The fear of failure not only comes from our desire for connection, but also our personal pride. If we keep our creativity close, we won’t feel the pang of criticism as much. We might think, Well, that wasn’t my best idea anyway. But this creative restriction can also lead to regret. Curb your pride, even when faced with repeated rejection, and fight for what you feel is right to avoid the spiral of what-ifs.

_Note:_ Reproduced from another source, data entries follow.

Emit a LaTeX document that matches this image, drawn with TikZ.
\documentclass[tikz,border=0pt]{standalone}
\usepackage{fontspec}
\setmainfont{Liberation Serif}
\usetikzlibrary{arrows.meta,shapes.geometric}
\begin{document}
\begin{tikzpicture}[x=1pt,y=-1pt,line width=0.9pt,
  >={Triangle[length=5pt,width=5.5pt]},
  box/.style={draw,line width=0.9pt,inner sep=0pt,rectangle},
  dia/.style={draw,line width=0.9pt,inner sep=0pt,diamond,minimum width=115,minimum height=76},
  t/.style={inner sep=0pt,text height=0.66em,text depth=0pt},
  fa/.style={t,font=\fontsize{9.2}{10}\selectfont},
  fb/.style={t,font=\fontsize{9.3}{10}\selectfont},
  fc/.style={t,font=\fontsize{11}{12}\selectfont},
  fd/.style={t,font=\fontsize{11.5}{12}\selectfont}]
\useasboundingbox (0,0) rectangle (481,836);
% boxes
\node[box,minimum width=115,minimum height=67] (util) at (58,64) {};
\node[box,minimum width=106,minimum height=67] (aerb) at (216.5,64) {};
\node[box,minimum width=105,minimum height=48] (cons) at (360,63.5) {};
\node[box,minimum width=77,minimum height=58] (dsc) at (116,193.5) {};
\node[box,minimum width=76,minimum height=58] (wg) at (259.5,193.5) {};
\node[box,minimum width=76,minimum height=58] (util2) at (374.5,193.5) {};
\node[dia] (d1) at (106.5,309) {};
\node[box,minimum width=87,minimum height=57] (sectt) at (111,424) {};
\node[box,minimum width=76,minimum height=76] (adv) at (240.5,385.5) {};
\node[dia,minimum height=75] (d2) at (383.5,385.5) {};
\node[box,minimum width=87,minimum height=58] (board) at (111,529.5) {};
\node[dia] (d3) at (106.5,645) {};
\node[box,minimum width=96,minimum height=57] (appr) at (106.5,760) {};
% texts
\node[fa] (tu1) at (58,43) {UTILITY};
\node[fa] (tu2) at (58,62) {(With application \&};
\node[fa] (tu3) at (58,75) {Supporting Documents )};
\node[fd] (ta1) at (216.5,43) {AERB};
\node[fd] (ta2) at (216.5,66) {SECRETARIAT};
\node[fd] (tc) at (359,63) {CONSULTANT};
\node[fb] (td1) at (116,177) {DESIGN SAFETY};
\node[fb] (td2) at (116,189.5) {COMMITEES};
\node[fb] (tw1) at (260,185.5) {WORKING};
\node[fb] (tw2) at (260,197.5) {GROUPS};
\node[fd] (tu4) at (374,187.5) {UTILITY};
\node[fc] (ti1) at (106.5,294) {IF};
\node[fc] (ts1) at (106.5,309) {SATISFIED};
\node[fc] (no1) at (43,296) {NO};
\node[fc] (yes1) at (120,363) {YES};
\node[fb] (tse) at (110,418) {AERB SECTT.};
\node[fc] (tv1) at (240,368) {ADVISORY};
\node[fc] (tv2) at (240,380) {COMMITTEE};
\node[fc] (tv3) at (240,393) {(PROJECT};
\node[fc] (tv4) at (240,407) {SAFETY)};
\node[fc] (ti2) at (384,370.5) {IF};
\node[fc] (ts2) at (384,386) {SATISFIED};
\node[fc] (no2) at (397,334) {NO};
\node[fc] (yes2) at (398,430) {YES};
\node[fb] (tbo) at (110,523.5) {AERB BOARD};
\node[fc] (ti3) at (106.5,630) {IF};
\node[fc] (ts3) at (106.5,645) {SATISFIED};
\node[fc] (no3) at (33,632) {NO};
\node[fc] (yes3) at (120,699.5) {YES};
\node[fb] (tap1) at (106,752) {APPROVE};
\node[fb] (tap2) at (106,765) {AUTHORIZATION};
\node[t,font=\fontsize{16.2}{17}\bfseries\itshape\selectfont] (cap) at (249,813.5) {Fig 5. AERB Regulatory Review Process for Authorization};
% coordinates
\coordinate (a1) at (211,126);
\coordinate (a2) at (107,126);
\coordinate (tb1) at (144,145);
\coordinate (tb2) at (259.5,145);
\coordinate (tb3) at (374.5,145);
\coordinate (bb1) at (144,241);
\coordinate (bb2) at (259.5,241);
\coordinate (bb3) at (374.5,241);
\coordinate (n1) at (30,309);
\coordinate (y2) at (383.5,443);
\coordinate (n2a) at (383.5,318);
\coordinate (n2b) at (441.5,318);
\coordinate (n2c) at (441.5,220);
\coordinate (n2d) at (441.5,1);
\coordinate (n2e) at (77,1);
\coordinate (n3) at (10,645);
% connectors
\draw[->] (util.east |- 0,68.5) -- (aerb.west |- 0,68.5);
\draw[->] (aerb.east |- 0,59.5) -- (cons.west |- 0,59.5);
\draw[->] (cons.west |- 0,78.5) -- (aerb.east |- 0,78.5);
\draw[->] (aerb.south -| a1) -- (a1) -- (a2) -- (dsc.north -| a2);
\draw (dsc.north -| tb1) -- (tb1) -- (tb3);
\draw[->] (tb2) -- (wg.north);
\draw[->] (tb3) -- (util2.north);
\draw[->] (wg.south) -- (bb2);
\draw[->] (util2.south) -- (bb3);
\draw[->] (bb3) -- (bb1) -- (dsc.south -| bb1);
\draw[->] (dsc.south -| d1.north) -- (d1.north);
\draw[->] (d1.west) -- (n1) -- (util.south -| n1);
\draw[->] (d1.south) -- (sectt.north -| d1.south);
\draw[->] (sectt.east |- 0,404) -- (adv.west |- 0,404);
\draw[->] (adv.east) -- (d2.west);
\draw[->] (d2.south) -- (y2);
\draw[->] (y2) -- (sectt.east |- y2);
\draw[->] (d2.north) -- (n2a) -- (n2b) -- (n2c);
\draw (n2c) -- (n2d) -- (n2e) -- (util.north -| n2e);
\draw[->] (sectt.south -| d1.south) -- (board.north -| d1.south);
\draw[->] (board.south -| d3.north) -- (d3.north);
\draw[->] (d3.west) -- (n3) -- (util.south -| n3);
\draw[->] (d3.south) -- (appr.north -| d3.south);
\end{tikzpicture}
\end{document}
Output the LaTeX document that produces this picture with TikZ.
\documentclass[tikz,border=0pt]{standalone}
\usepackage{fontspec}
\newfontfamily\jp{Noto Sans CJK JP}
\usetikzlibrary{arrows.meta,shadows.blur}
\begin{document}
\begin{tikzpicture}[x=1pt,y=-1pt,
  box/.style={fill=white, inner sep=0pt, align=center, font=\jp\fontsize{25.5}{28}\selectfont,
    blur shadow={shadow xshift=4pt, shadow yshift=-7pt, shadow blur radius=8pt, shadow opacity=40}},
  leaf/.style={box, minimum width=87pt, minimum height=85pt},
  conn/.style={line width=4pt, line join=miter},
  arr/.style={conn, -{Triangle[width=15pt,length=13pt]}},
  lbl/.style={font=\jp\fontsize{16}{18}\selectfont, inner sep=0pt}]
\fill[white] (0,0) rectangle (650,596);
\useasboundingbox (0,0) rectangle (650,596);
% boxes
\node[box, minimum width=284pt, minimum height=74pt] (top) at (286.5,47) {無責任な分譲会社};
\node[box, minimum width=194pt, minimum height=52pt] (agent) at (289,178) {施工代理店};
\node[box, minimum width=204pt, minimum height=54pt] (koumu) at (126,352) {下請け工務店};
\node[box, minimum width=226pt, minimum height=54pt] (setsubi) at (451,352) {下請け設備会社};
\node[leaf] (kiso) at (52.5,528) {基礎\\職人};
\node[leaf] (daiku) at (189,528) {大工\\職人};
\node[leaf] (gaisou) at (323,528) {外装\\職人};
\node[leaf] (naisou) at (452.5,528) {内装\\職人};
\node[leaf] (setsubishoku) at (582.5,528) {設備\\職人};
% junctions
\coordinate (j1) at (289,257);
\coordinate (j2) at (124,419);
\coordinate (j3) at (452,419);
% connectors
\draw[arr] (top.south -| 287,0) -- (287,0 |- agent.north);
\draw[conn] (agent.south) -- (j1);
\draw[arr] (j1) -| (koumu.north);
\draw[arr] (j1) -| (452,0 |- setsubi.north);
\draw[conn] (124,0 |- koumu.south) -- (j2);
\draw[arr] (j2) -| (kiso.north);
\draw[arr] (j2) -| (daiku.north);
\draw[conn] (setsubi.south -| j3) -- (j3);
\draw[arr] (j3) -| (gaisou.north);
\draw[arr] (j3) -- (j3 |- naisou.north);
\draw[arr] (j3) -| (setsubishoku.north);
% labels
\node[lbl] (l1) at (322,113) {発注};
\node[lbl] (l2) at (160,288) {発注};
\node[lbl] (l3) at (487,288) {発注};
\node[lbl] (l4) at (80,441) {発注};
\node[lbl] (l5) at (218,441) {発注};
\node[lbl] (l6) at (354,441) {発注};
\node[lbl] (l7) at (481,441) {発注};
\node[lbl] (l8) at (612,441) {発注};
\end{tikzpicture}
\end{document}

Isolate insecure thoughts.
Forget any internal doubts or self-perceived barriers that cloud your creative vision. Whatever insecurities are keeping you from persisting in the strength dimension of vulnerability, push yourself to suppress them. Finally, don’t wait for praise to feel affirmed in exposing your creativity. You’re in a creative role for a reason. After all, if you don’t believe in yourself, who will?
Share with passion.
Focus on presenting your ideas wholeheartedly. You’ve committed to sharing your perspective, so give it the best platform. Whether it’s advocating for a strategy angle in a new business pitch or internal brainstorm, don’t shy away from showing your passion. We may be tempted to hide our enthusiasm to avoid disappointment, but vulnerability demands commitment inside and out.
Ask and listen.
Shifting to the sensitivity side of vulnerability, seek out and be open to the insights of others. Don’t be bashful in asking for help. How many times has the perspective of someone else shed light on something you’ve been churning over for days? Being vulnerable also means exposing your infant ideas and listening to feedback with an open mind.
Probe with sincerity.
If you see the lack of vulnerability affecting the creativity or motivation of those around you, challenge them to rise above and persevere. Likewise, when others challenge you on something you believe in, have the strength to probe for specifics with sensitivity and sincerity. Explore alternatives to arrive at the ideal solution, whether or not it was your original idea.
Vulnerability can seem scary, but persistent strength and sensitivity will not only keep your creativity alive and well, but thriving.
The views expressed in this post are that of the author and may not reflect the views of the agency or company.